**Task details:**
Skip the pictures. Reproduce all other material exactly.

**Dataset content:**
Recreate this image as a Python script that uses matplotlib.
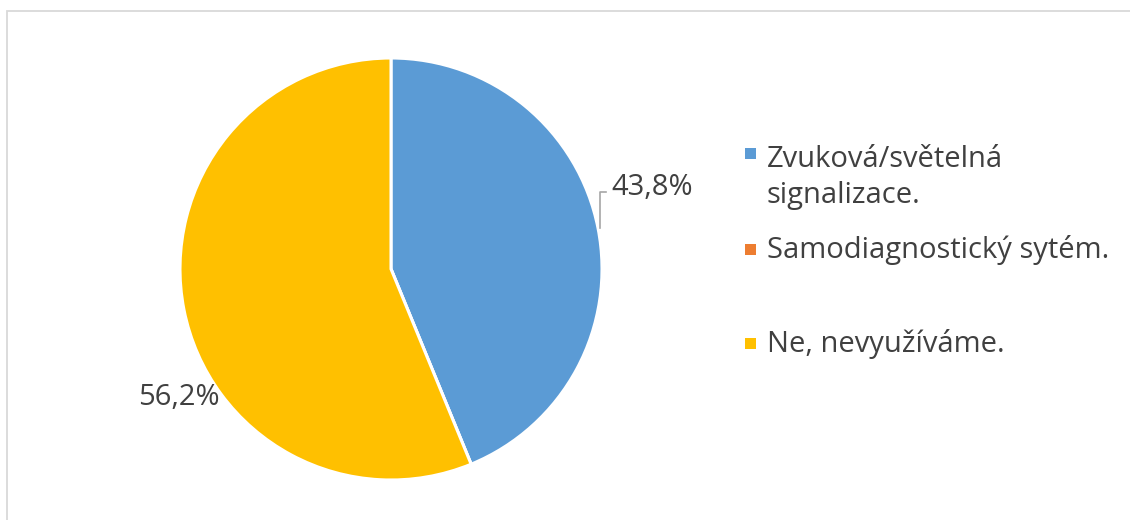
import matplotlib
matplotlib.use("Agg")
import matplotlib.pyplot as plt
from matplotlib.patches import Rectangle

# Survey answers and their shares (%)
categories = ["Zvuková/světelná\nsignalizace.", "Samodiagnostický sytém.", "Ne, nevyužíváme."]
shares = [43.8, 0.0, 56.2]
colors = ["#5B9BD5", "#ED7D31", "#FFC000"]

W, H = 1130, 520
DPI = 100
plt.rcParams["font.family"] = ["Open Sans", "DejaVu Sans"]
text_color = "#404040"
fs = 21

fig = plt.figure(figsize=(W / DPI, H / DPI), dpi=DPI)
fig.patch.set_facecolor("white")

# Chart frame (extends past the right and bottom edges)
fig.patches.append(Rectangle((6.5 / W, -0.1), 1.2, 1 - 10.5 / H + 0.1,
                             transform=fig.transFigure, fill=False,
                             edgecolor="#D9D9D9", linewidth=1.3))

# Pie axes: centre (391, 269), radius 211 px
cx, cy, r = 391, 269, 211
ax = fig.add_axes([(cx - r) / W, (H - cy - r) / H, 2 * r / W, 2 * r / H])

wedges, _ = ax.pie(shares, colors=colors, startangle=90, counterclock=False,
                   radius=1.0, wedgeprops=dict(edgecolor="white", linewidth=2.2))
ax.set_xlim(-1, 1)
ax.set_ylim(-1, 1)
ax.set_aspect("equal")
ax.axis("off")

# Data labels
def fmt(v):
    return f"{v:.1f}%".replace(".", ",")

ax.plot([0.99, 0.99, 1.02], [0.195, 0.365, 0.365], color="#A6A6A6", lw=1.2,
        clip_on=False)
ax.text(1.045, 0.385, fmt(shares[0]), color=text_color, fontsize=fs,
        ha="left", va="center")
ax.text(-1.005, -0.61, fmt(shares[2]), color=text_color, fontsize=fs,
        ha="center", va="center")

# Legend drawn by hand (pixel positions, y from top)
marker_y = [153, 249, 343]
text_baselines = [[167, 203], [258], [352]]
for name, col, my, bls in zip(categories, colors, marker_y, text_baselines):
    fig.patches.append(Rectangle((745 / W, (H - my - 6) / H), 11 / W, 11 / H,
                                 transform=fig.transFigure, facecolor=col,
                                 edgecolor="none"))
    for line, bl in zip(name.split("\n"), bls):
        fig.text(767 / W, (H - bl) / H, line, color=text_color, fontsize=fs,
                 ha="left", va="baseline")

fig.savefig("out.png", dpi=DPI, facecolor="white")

**Solution to this task:**
Recreate this image as a Python script that uses matplotlib.
import matplotlib
matplotlib.use("Agg")
import matplotlib.pyplot as plt
from matplotlib.patches import Rectangle

# Survey answers and their shares (%)
categories = ["Zvuková/světelná\nsignalizace.", "Samodiagnostický sytém.", "Ne, nevyužíváme."]
shares = [43.8, 0.0, 56.2]
colors = ["#5B9BD5", "#ED7D31", "#FFC000"]

W, H = 1130, 520
DPI = 100
plt.rcParams["font.family"] = ["Open Sans", "DejaVu Sans"]
text_color = "#404040"
fs = 21

fig = plt.figure(figsize=(W / DPI, H / DPI), dpi=DPI)
fig.patch.set_facecolor("white")

# Chart frame (extends past the right and bottom edges)
fig.patches.append(Rectangle((6.5 / W, -0.1), 1.2, 1 - 10.5 / H + 0.1,
                             transform=fig.transFigure, fill=False,
                             edgecolor="#D9D9D9", linewidth=1.3))

# Pie axes: centre (391, 269), radius 211 px
cx, cy, r = 391, 269, 211
ax = fig.add_axes([(cx - r) / W, (H - cy - r) / H, 2 * r / W, 2 * r / H])

wedges, _ = ax.pie(shares, colors=colors, startangle=90, counterclock=False,
                   radius=1.0, wedgeprops=dict(edgecolor="white", linewidth=2.2))
ax.set_xlim(-1, 1)
ax.set_ylim(-1, 1)
ax.set_aspect("equal")
ax.axis("off")

# Data labels
def fmt(v):
    return f"{v:.1f}%".replace(".", ",")

ax.plot([0.99, 0.99, 1.02], [0.195, 0.365, 0.365], color="#A6A6A6", lw=1.2,
        clip_on=False)
ax.text(1.045, 0.385, fmt(shares[0]), color=text_color, fontsize=fs,
        ha="left", va="center")
ax.text(-1.005, -0.61, fmt(shares[2]), color=text_color, fontsize=fs,
        ha="center", va="center")

# Legend drawn by hand (pixel positions, y from top)
marker_y = [153, 249, 343]
text_baselines = [[167, 203], [258], [352]]
for name, col, my, bls in zip(categories, colors, marker_y, text_baselines):
    fig.patches.append(Rectangle((745 / W, (H - my - 6) / H), 11 / W, 11 / H,
                                 transform=fig.transFigure, facecolor=col,
                                 edgecolor="none"))
    for line, bl in zip(name.split("\n"), bls):
        fig.text(767 / W, (H - bl) / H, line, color=text_color, fontsize=fs,
                 ha="left", va="baseline")

fig.savefig("out.png", dpi=DPI, facecolor="white")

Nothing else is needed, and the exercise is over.